While these digital panhandling schemes help athletes retain much of their dignity rather than being forced to take on part-time jobs as event security (bouncers), electricians and/or retail sales staff to help pay the bills. It still takes a fair amount of work for their campaigns to become successful. Those athletes doing the ask through different crowd funding portals still have to keep track of what their donors are doing, and then buy, plan, create and/or schedule all of the incentives which they’ve offered up on the websites in exchange for a monetary contribution. If an athlete is offering to invite say 10 donors to their training camp, and then to sign and give away jerseys, tees or buttons, that all has to be arranged and planned for, and the crowd funding sites don’t offer up part-time staffers to help plan those logistics for you.

Some of the other down sides to some crowd funding site stipulations is that the person initiating the financial ask could wind up receiving no money if they fail to raise 100 percent of their target sum by their set target date. That being said, there are far too many upsides to not consider launching a crowd funding campaign to support your efforts as a broke amateur athlete. For example, if you launch a successful campaign that doubles or triples your actual costs, the rest of the money raised can go to miscellaneous things like paying for daycare (if you have a child), or investing in more upscale training equipment.

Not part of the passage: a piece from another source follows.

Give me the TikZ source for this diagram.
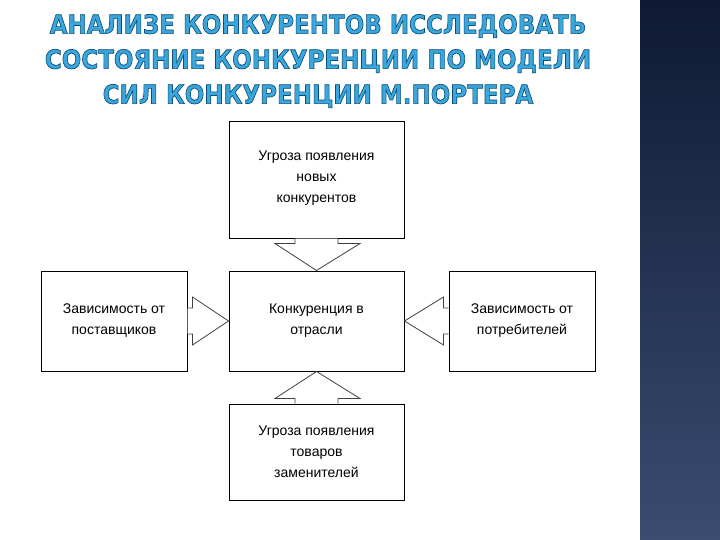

The crowd funding site that Clayton partnered up with (Pursu.it) with much success only takes a 15% cut from the overall funds raised, which is more than fair because he didn`t have to pay them upfront with his own monies to launch the campaign, and the percentage taken off the top goes toward the sites maintenance and to cover credit card processing fees. Perhaps the best feature of all, is that if you launch a crowd funding campaign you do not have to pay taxes on the amount, if the ask is under $30,000. While some philanthropists choose to give away money because it looks good on their taxation ledger, they would not get tax receipts in a lot of cases here, so crowd funding puts a whole new twist on altruism.